If you do, you’re going to appreciate the difference between the free ones and the paid one so much more. You’ll feel like it’s been worth the effort and the journey.

There’s nothing wrong with free. I’ve spent a lot of time experimenting with free plugins, and I continue to use some of them in my music. There’s a lot you can do without spending thousands of dollars on expensive VSTs. So, take your time, experiment, and have fun.

What Would I Use A Choir VST For?

Great question.

Well, if you’re a composer, then a choir plugin is practically a given, right? You need strings, and you need choir. And maybe a few others like piano. But then you’d basically be set.

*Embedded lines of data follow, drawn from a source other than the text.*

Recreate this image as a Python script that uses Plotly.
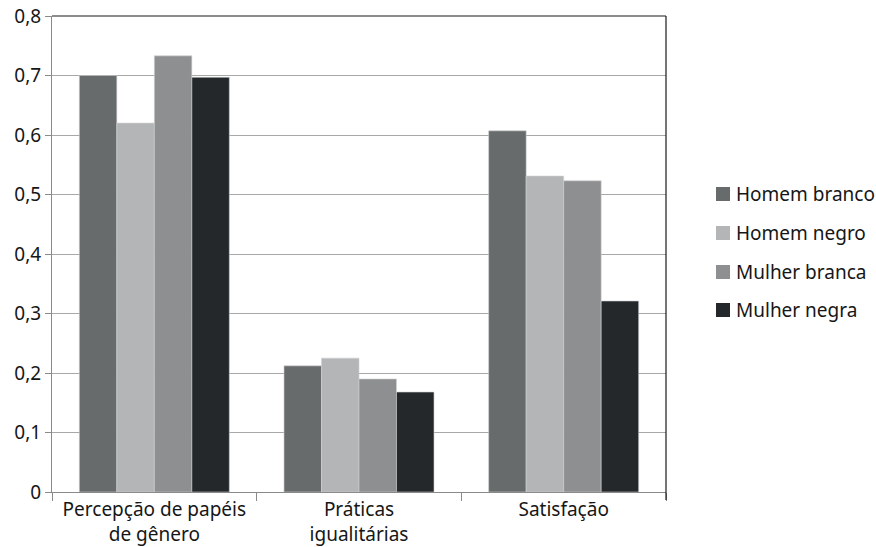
import plotly.graph_objects as go

categories = ["Percepção de papéis<br>de gênero", "Práticas<br>igualitárias", "Satisfação"]
series_names = ["Homem branco", "Homem negro", "Mulher branca", "Mulher negra"]
homem_branco = [0.700, 0.212, 0.607]
homem_negro = [0.620, 0.225, 0.531]
mulher_branca = [0.733, 0.190, 0.523]
mulher_negra = [0.697, 0.168, 0.321]
y_ticks = [0, 0.1, 0.2, 0.3, 0.4, 0.5, 0.6, 0.7, 0.8]
y_tick_labels = ["0", "0,1", "0,2", "0,3", "0,4", "0,5", "0,6", "0,7", "0,8"]

colors = ["#676b6c", "#b4b5b7", "#8e8f91", "#24282b"]
values = [homem_branco, homem_negro, mulher_branca, mulher_negra]

FONT = "Noto Sans"
TEXT = "#161616"
W, H = 876, 547
L, R, T, B = 52, 210, 16, 55

fig = go.Figure()
for i, (name, vals) in enumerate(zip(series_names, values)):
    fig.add_trace(go.Bar(
        x=categories, y=vals, name=name,
        marker=dict(color=colors[i], line=dict(color="#d0d1d2", width=0.6)),
        showlegend=False,
    ))

fig.update_layout(
    width=W, height=H,
    margin=dict(l=L, r=R, t=T, b=B),
    paper_bgcolor="white", plot_bgcolor="white",
    barmode="group", bargap=0.267, bargroupgap=0,
    font=dict(family=FONT, size=19, color=TEXT),
    xaxis=dict(
        type="category", automargin=False,
        showline=True, linecolor="#8a8a8a", linewidth=1.2,
        ticks="outside", tickson="boundaries", ticklen=8, tickcolor="#8a8a8a",
        tickfont=dict(family=FONT, size=19, color=TEXT),
        showgrid=False,
    ),
    yaxis=dict(
        range=[0, 0.8], automargin=False,
        tickvals=y_ticks, ticktext=y_tick_labels,
        showline=True, linecolor="#8a8a8a", linewidth=1.2,
        ticks="outside", ticklen=6, tickcolor="#8a8a8a",
        showgrid=True, gridcolor="#a8a8a8", gridwidth=1,
        zeroline=False,
        tickfont=dict(family=FONT, size=19, color=TEXT),
    ),
)

# dark frame on top and right of the plotting area
fig.add_shape(type="line", xref="paper", yref="paper", x0=0, x1=1, y0=1, y1=1,
              line=dict(color="#1a1a1a", width=1.2))
fig.add_shape(type="line", xref="paper", yref="paper", x0=1, x1=1, y0=-0.017, y1=1,
              line=dict(color="#1a1a1a", width=1.2))

# legend: colour swatches with labels to the right of the plot
pw = W - L - R
ph = H - T - B
def px_x(x):
    return (x - L) / pw
def px_y(y):
    return (H - B - y) / ph

legend_y = [194, 233, 272, 310]
for name, col, yc in zip(series_names, colors, legend_y):
    fig.add_shape(type="rect", xref="paper", yref="paper",
                  x0=px_x(716), x1=px_x(730), y0=px_y(yc + 7), y1=px_y(yc - 7),
                  fillcolor=col, line=dict(width=0))
    fig.add_annotation(xref="paper", yref="paper", x=px_x(734), y=px_y(yc),
                       xanchor="left", yanchor="middle", showarrow=False,
                       text=name, font=dict(family=FONT, size=19, color=TEXT))

fig.write_html("out.html")
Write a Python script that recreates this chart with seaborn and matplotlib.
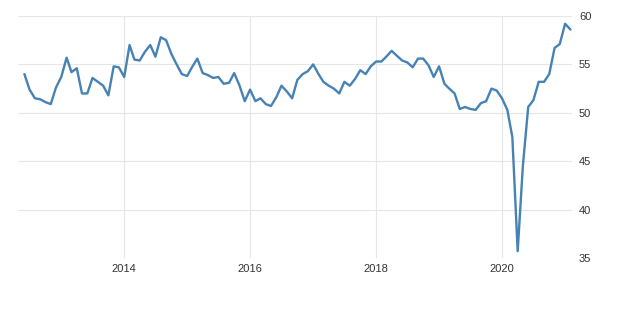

You could start creating your epic compositions. Sure, they might not sound like what you hear at the theaters, but you’d be off to a running start. All you’d need to do to upgrade is save up some money for some better plugins.

I think you can use choir for just about any genre where you need a little mood in the background. Except for the LABS – Choir plugin, I can’t imagine using any of the above as the melody or lead instrument, which is why I say “background.”

But for instance, you could “punch up” a chorus with a bit of choral backing on a rock song. You could throw in some choral sounds intermittently in your electronic music track. You could even try it in a full-band blues song.

It doesn’t matter if it hasn’t been done before or doesn’t necessarily “belong” in a genre. Breaking rules is what music is all about, and what’s fun is the experimentation can sometimes pay off.

Best Free Choir VST Plugins, Final Thoughts

Thanks for joining us. We hope you found at least one plugin you could see yourself using on your next mix. And we hope it helps you make some awesome music. We’ll keep our ears open for it!

I know I’m kind of beating a dead horse here but do make sure to experiment lots. It’s worth it.

See you back here for more plugin talk.